# Now I know what that Bang I was getting was...



## RuttedField (Apr 24, 2016)

It was the spider gears in my front, left axle. (About a $1000 fix).

For the last several months, whenever my little Kubota Tractor was in four wheel drive and I backed up, it would make a loud "bang" sound. Since it was in 4X4 and always in reverse, it did not happen that often. Today though as I tried to load some gravel into my dump wagon, you could hear the gears in the hub stripping as I spun. DRAT!

The thing is, it really was not my fault. My old front tires got kind of bald so my father had the local garage throw regular light truck tires on it. I told him not to, but he did anyway and right after that we started hearing the bang; I am assuming from mismatched ratio's on a 4X4 tractor.
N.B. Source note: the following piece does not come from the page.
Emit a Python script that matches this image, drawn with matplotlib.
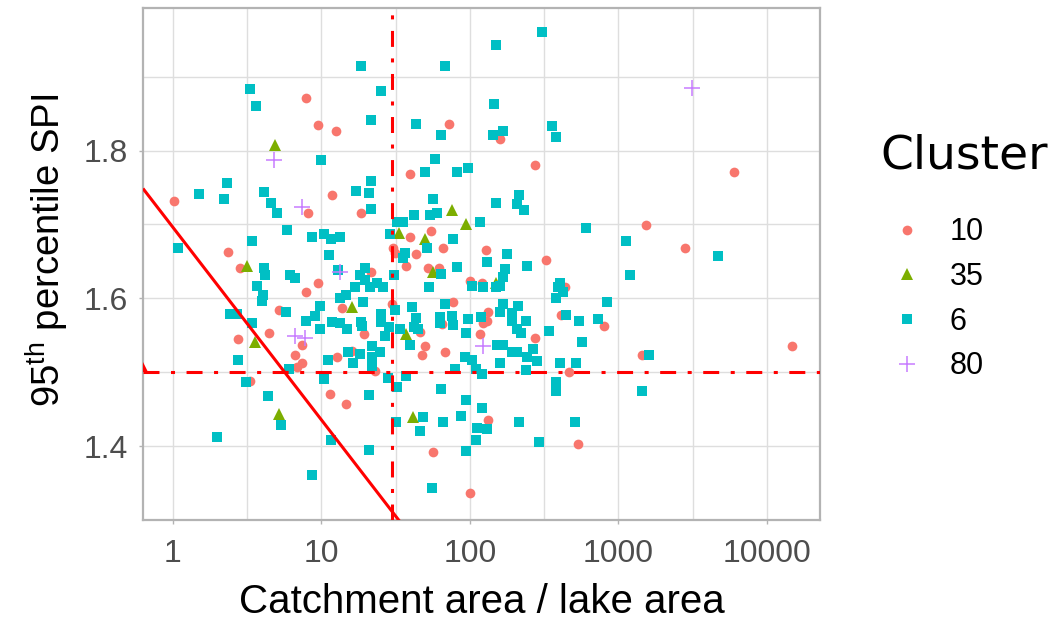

I got about four broken machines awaiting to be fixed right now, so I guess it is good I pumped out 34 cord last week, but it looks like all my wood this week will be coming out by bulldozer. These sized tractors work well in the woods, but they need four wheel drive to do it.


----------



## slowzuki (Mar 8, 2011)

Yup, wrong tire sizes on hard surfaces or heavily loaded will take out front axle parts or driveshaft parts in a hurry.


----------



## mlappin (Jun 25, 2009)

Yep, same goes for articulated tractors, if your gonna put new rubber on the front then you need new rubber on the back as their is no differential between the front and rear, if it spent its whole life in the dirt you might get away with it, have mismatched rubber on the front and back and road it much then it can get ugly fast.


----------



## SCtrailrider (May 1, 2016)

It doesn't take much with the wrong height tires, the same as for a truck & 4x4, they need the right size tires or breakage will happen...


----------



## Coondle (Aug 28, 2013)

slowzuki said:


> Yup, wrong tire sizes on hard surfaces or heavily loaded will take out front axle parts or driveshaft parts in a hurry.


Need to be careful if changing/renewing tyres on 4wd /FWA tractors because few have a power divider between the two differentials like tandem drive trucks do.

Last year I needed to change the profile of the front tyres on my Foton fwa tractor because the OEM tyres were low profile (8.3.24). The low profile and poor load carrying capacity gave me much grief with the front end loader. Though only a 60 hp tractor it can lift 1000KG (2200lbs), with water ballast in the rear tyres. The low profile 8.3's would puncture when a rock or other object pinched the tube with the loader in use.

My solution was to fit 8.25.20 truck tyres. Load carrying of these truck tyres is far superior to the tractor tyres which are made for pulling not carrying. To achieve this I acquired 2 truck split rims (i.e. rims of a spider style hub) and had a wheel-centre manufacturer make up the centres and weld them into the rims. I gave the centre diameter which is critical as the rim centre carry the weight on the hub not on the wheel nuts and studs. In also provided the PCD (pitch circle diameter) i.e. the diameter the wheel studs are at and the number of studs. AS there were 6 studs the distance between the studs is exactly the same as the diameter the studs are at. Neat geometry  .

In selecting the tyre of choice I hunted through the internet trawling a range of tyre sizes to match the rolling diameter of the OEM 8.3.24 tyres. It turned out that the 8.25.20 truck tyres were within 5 millimetres of the OEM and using well-used truck tyres, after all I did not want to overcapitalise the end result is even closer.

The downside is if I have heavy draught work to do I have to revert to the OEM tractor tread tyres to get the grip needed. But using the fel bucket to jack up the front and an air rattle-gun the changeover is relatively quick and painless.


----------



## somedevildawg (Jun 20, 2011)

No need to over capitalize Kevin......


----------